Problem: Working from the top of the listing below, retype each line through the line containing "const yTicks = [0, 25, 50, 75, 100];", both included, with no pictures.

Source material:
>>>>

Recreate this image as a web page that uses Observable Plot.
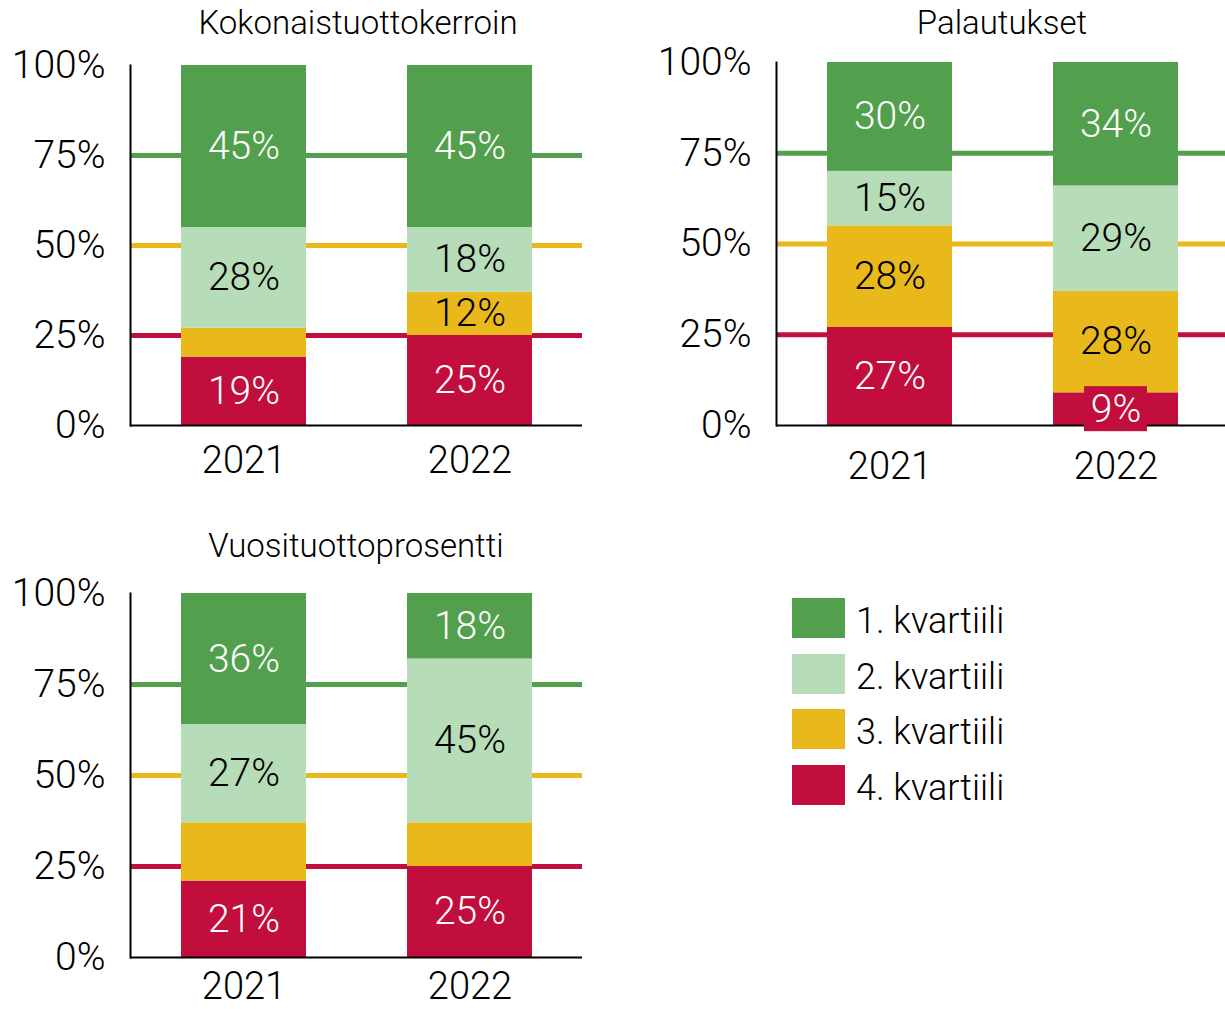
<!DOCTYPE html>
<html>
<head>
<meta charset="utf-8">
<script src="https://cdn.jsdelivr.net/npm/d3@7"></script>
<script src="https://cdn.jsdelivr.net/npm/@observablehq/plot@0.6"></script>
<style>
  html, body { margin: 0; padding: 0; background: #fff; overflow: hidden; }
  #root { position: relative; width: 1225px; height: 1009px; font-family: Roboto, sans-serif; font-weight: 300; color: #000; }
  .panel { position: absolute; }
  .title { position: absolute; font-size: 33px; line-height: 33px; white-space: nowrap; transform: translateX(-50%); }
  .legend { position: absolute; left: 792px; top: 598px; }
  .legend .item { display: flex; align-items: center; height: 40px; margin-bottom: 15.5px; }
  .legend .sw { width: 53px; height: 40px; margin-right: 11px; }
  .legend .lab { font-size: 36px; line-height: 36px; position: relative; top: 3px; }
</style>
</head>
<body>
<div id="root"></div>
<script>
// ---- data ----
const years = ["2021", "2022"];
const quartiles = ["1. kvartiili", "2. kvartiili", "3. kvartiili", "4. kvartiili"];
const quartileColors = ["#52a04e", "#b7dcb8", "#e9b81a", "#c20e3c"];
const labelColors = ["#ffffff", "#000000", "#000000", "#ffffff"];
const thresholds = [25, 50, 75];
const thresholdColors = ["#c20e3c", "#e9b81a", "#52a04e"];
const yTicks = [0, 25, 50, 75, 100];

// Kokonaistuottokerroin [2021, 2022]
const kokoQ1 = [45, 45];
const kokoQ2 = [28, 18];
const kokoQ3 = [8, 12];
const kokoQ4 = [19, 25];
const kokoShowQ3 = [false, true];

// Palautukset
const palaQ1 = [30, 34];
const palaQ2 = [15, 29];
const palaQ3 = [28, 28];
const palaQ4 = [27, 9];
const palaShowQ3 = [true, true];

// Vuosituottoprosentti
const vuosiQ1 = [36, 18];
const vuosiQ2 = [27, 45];
const vuosiQ3 = [16, 12];
const vuosiQ4 = [21, 25];
const vuosiShowQ3 = [false, false];

function buildRows(q1, q2, q3, q4, showQ3) {
  const series = [q1, q2, q3, q4];
  const rows = [];
  years.forEach((yr, j) => {
    let base = 0;
    // stack from 4th quartile (bottom) to 1st (top)
    for (let k = 3; k >= 0; k--) {
      const v = series[k][j];
      rows.push({
        year: yr, quartile: quartiles[k], value: v,
        lo: base, hi: base + v, mid: base + v / 2,
        show: k === 2 ? showQ3[j] : true,
        textColor: labelColors[k]
      });
      base += v;
    }
  });
  return rows;
}

const panels = [
  {name: "Kokonaistuottokerroin", rows: buildRows(kokoQ1, kokoQ2, kokoQ3, kokoQ4, kokoShowQ3),
   left: 0, top: 0, mt: 65, mb: 65, ph: 360, xPad: 21, yPad: 25, titleX: 358, titleY: 6},
  {name: "Palautukset", rows: buildRows(palaQ1, palaQ2, palaQ3, palaQ4, palaShowQ3),
   left: 646, top: 0, mt: 62, mb: 65, ph: 363, xPad: 27, yPad: 25, titleX: 1002, titleY: 6},
  {name: "Vuosituottoprosentti", rows: buildRows(vuosiQ1, vuosiQ2, vuosiQ3, vuosiQ4, vuosiShowQ3),
   left: 0, top: 520, mt: 73, mb: 52, ph: 364, xPad: 15, yPad: 25, titleX: 356, titleY: 529}
];

const root = document.getElementById("root");

for (const p of panels) {
  const rows = p.rows;
  const labelled = rows.filter(d => d.show);
  const overflow = labelled.filter(d => d.value < 10);
  const chart = Plot.plot({
    width: 612,
    height: p.mt + p.ph + p.mb,
    marginLeft: 130, marginRight: 30, marginTop: p.mt, marginBottom: p.mb,
    style: {fontFamily: "Roboto, sans-serif", fontWeight: 300, fontSize: "38px", overflow: "visible", background: "transparent"},
    x: {type: "band", domain: years, paddingInner: 0.447, paddingOuter: 0.2235},
    y: {domain: [0, 100]},
    color: {domain: quartiles, range: quartileColors},
    marks: [
      Plot.ruleY(thresholds, {y: d => d, stroke: (d, i) => thresholdColors[i], strokeWidth: 5}),
      Plot.barY(rows, {x: "year", y1: "lo", y2: "hi", fill: "quartile"}),
      Plot.frame({anchor: "left", stroke: "#000", strokeWidth: 2}),
      Plot.ruleY([0], {stroke: "#000", strokeWidth: 2}),
      Plot.barY(overflow, {x: "year", y1: d => d.mid - 6.2, y2: d => d.mid + 6.2, fill: "quartile", insetLeft: 31, insetRight: 31}),
      Plot.text(labelled, {x: "year", y: "mid", text: d => d.value + "%", fill: "textColor", fontSize: 39, fontWeight: 300}),
      Plot.axisX({tickSize: 0, tickPadding: p.xPad, fontSize: 38, label: null}),
      Plot.axisY({ticks: yTicks, tickFormat: d => d + "%", tickSize: 0, tickPadding: p.yPad, fontSize: 39, label: null})
    ]
  });
  chart.classList.add("panel");
  chart.style.left = p.left + "px";
  chart.style.top = p.top + "px";
  chart.style.position = "absolute";
  root.appendChild(chart);

  const t = document.createElement("div");
  t.className = "title";
  t.textContent = p.name;
  t.style.left = p.titleX + "px";
  t.style.top = p.titleY + "px";
  root.appendChild(t);
}

// legend
const lg = document.createElement("div");
lg.className = "legend";
quartiles.forEach((q, i) => {
  const item = document.createElement("div");
  item.className = "item";
  const sw = document.createElement("div");
  sw.className = "sw";
  sw.style.background = quartileColors[i];
  const lab = document.createElement("div");
  lab.className = "lab";
  lab.textContent = q;
  item.appendChild(sw);
  item.appendChild(lab);
  lg.appendChild(item);
});
root.appendChild(lg);
</script>
</body>
</html>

<<<<

Solution to this task:
Recreate this image as a web page that uses Observable Plot.
<!DOCTYPE html>
<html>
<head>
<meta charset="utf-8">
<script src="https://cdn.jsdelivr.net/npm/d3@7"></script>
<script src="https://cdn.jsdelivr.net/npm/@observablehq/plot@0.6"></script>
<style>
  html, body { margin: 0; padding: 0; background: #fff; overflow: hidden; }
  #root { position: relative; width: 1225px; height: 1009px; font-family: Roboto, sans-serif; font-weight: 300; color: #000; }
  .panel { position: absolute; }
  .title { position: absolute; font-size: 33px; line-height: 33px; white-space: nowrap; transform: translateX(-50%); }
  .legend { position: absolute; left: 792px; top: 598px; }
  .legend .item { display: flex; align-items: center; height: 40px; margin-bottom: 15.5px; }
  .legend .sw { width: 53px; height: 40px; margin-right: 11px; }
  .legend .lab { font-size: 36px; line-height: 36px; position: relative; top: 3px; }
</style>
</head>
<body>
<div id="root"></div>
<script>
// ---- data ----
const years = ["2021", "2022"];
const quartiles = ["1. kvartiili", "2. kvartiili", "3. kvartiili", "4. kvartiili"];
const quartileColors = ["#52a04e", "#b7dcb8", "#e9b81a", "#c20e3c"];
const labelColors = ["#ffffff", "#000000", "#000000", "#ffffff"];
const thresholds = [25, 50, 75];
const thresholdColors = ["#c20e3c", "#e9b81a", "#52a04e"];
const yTicks = [0, 25, 50, 75, 100];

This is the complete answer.